Pull out the lines running from the one with "Emit a Python" to the one with "import plotly.graph_objects as go", inclusive, word for word. Drop any picture.

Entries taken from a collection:
:::::
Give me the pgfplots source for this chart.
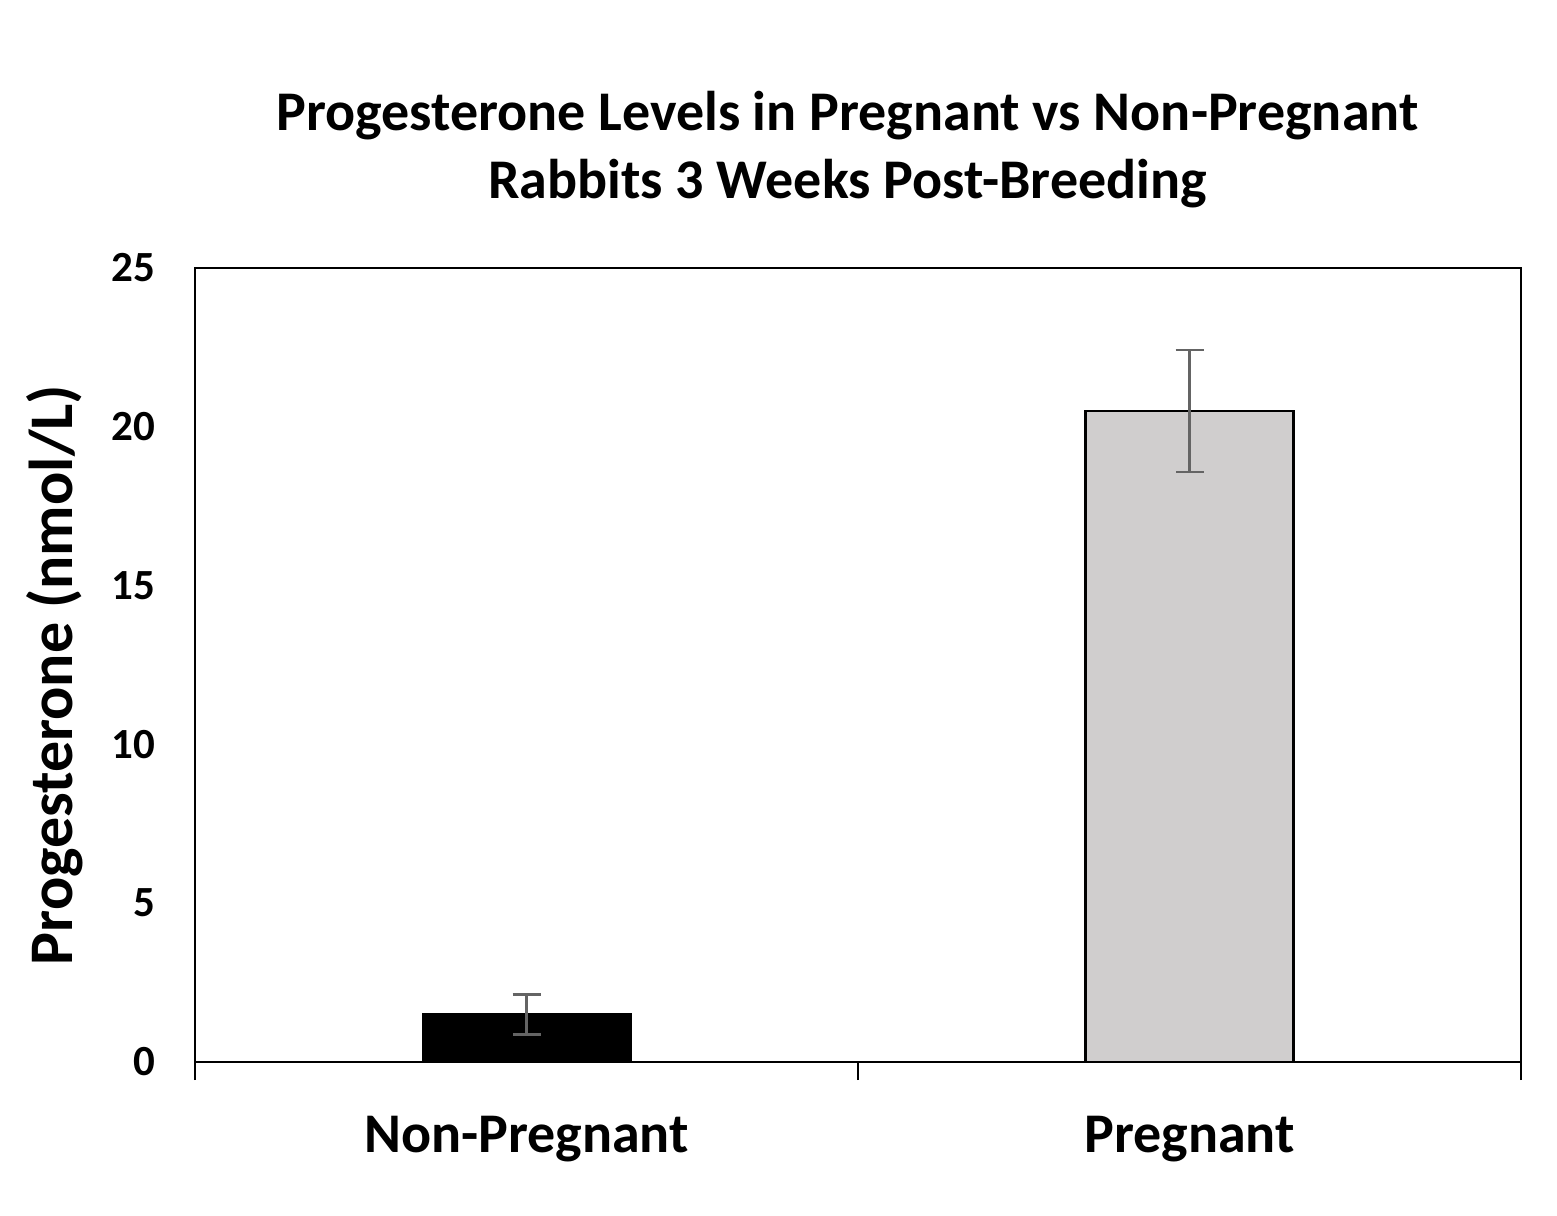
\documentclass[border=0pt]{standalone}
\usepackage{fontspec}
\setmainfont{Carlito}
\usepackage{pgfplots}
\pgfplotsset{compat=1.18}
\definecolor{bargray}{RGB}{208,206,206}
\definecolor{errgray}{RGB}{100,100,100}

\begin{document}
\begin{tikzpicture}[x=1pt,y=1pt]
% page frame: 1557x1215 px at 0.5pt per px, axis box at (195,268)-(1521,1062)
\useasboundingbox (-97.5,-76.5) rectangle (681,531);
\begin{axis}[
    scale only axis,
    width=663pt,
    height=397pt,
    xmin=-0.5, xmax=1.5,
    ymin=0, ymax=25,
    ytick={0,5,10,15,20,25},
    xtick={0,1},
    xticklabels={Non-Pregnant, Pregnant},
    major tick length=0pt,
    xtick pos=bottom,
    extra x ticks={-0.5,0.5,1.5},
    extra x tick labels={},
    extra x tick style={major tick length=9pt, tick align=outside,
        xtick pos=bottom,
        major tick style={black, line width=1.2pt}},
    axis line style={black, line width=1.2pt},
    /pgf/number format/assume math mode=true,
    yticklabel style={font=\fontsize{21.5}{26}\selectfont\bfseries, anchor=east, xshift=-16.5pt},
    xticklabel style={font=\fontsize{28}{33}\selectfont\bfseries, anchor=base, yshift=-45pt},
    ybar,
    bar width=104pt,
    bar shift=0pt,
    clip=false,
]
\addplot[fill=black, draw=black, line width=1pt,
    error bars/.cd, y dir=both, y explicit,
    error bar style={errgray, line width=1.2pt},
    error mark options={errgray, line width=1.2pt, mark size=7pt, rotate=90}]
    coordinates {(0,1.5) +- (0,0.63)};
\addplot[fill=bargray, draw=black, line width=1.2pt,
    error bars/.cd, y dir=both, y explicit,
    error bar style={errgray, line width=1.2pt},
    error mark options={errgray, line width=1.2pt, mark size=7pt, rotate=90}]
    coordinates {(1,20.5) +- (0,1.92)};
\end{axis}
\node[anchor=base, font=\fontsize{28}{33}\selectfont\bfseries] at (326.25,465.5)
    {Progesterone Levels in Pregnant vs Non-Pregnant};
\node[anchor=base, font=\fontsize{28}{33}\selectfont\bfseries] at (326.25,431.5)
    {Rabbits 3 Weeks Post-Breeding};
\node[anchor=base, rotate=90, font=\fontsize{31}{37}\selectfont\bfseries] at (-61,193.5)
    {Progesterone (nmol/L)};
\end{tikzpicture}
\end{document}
:::::
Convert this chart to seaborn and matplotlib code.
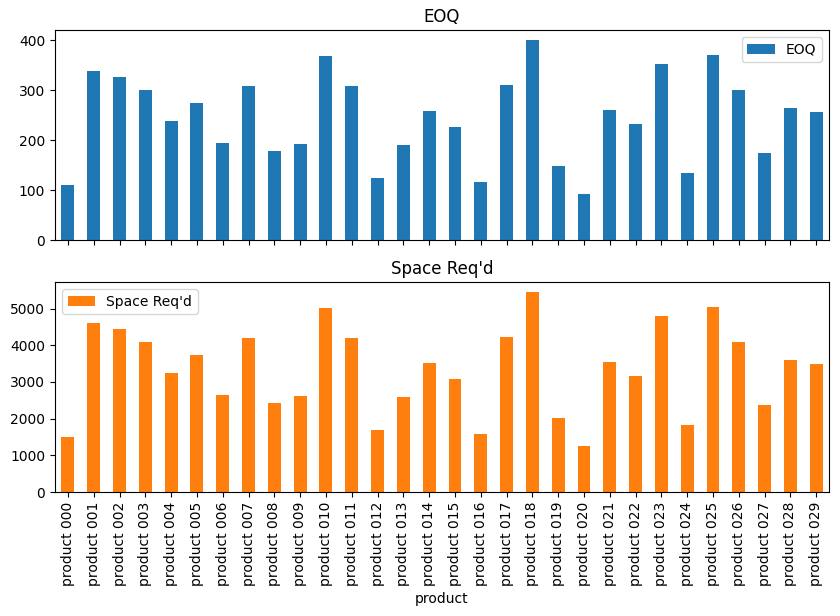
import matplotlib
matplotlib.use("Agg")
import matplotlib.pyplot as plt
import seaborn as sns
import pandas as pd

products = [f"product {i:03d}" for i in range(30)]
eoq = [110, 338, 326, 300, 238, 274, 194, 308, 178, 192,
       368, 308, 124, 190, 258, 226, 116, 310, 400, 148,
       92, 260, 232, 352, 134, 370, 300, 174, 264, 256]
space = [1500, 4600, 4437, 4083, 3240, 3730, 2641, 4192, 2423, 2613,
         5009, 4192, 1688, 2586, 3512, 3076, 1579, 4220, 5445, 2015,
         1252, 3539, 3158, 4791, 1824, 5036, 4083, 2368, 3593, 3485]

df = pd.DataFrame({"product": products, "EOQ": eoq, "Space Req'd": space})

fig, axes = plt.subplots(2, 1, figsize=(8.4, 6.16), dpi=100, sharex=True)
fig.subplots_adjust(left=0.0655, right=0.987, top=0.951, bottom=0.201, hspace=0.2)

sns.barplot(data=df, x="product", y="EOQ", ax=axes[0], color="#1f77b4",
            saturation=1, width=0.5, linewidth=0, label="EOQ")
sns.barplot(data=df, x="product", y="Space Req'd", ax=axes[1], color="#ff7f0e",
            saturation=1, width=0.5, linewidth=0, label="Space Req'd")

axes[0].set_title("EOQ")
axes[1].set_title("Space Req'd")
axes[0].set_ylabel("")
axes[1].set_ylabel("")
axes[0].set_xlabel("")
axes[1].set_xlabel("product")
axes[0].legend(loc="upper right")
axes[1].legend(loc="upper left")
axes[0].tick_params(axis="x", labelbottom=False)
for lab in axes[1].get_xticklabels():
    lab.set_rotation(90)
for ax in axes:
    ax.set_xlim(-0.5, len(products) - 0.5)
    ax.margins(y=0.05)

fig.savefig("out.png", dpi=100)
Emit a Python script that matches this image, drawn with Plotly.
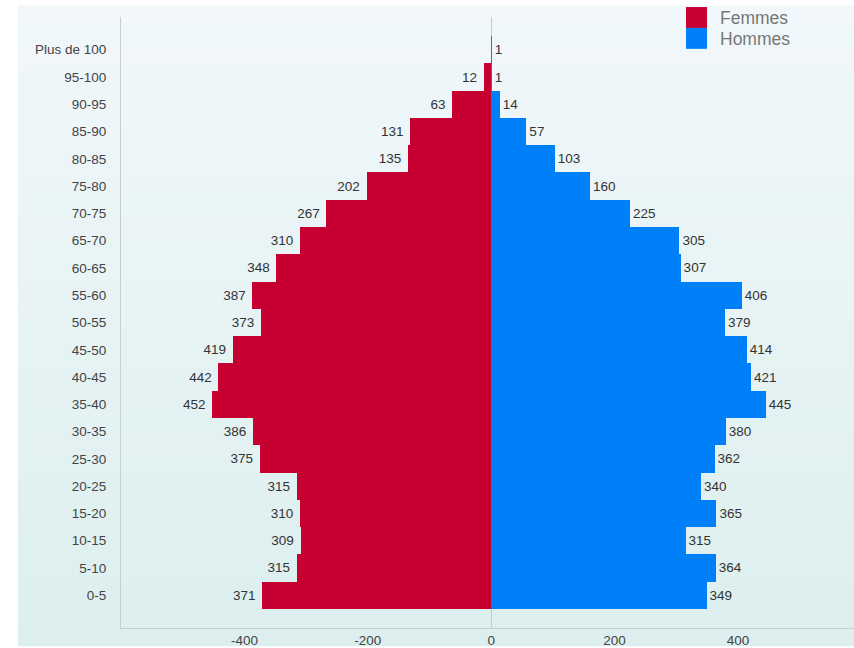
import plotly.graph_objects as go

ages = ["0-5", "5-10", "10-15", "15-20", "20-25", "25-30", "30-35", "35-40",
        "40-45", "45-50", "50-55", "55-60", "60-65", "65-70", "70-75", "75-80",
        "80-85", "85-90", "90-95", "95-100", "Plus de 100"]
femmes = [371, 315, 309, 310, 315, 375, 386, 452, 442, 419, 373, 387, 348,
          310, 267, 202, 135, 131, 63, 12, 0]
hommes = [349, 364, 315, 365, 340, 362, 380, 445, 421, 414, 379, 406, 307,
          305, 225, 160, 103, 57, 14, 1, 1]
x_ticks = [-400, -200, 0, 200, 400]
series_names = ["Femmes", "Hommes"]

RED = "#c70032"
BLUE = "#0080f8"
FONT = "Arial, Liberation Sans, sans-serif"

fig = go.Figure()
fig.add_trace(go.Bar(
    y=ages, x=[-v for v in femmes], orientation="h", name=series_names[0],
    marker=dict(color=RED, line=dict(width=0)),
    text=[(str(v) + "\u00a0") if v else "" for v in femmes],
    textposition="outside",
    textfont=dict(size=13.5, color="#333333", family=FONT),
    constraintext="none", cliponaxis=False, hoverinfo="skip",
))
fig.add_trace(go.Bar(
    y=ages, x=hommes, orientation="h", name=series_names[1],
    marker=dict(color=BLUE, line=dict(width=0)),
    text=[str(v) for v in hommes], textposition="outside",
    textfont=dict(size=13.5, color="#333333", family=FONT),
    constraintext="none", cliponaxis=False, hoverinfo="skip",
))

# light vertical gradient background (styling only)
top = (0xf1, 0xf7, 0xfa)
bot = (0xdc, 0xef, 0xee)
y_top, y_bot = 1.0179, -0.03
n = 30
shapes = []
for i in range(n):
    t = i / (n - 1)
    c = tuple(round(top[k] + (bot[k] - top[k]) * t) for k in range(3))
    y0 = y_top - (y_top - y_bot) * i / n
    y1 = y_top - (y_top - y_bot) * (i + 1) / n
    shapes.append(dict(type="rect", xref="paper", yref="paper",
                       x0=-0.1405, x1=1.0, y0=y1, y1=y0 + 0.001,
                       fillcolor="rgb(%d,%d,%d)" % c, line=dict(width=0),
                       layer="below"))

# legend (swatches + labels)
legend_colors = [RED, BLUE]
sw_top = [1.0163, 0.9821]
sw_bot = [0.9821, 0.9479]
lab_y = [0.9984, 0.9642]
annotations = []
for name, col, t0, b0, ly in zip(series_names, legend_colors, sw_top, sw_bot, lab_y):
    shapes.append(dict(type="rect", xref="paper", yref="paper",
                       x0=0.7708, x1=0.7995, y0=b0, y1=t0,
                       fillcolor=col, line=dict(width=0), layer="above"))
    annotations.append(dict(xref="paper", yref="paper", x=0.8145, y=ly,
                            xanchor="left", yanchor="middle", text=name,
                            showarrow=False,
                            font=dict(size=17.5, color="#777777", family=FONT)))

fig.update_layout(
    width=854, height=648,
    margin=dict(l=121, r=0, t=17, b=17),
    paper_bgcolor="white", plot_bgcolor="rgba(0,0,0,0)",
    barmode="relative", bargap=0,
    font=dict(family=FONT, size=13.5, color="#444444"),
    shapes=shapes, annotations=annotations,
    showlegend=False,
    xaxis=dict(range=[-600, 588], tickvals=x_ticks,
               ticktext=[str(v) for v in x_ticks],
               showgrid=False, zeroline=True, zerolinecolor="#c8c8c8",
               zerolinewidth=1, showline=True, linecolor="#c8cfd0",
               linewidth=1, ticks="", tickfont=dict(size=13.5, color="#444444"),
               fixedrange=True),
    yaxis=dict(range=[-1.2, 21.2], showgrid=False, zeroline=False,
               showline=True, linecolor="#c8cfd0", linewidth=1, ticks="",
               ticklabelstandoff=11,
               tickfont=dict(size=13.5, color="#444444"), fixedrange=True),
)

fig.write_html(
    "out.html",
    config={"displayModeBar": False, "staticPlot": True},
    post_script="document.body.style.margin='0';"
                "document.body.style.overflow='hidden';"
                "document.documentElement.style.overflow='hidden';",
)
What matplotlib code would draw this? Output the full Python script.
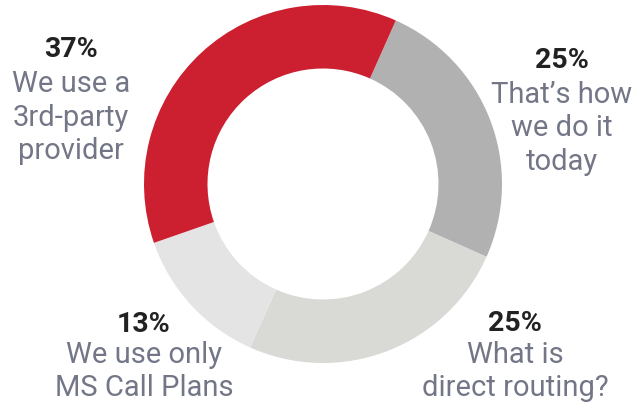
:::::
#### [Solution to this problem]
Emit a Python script that matches this image, drawn with Plotly.
import plotly.graph_objects as go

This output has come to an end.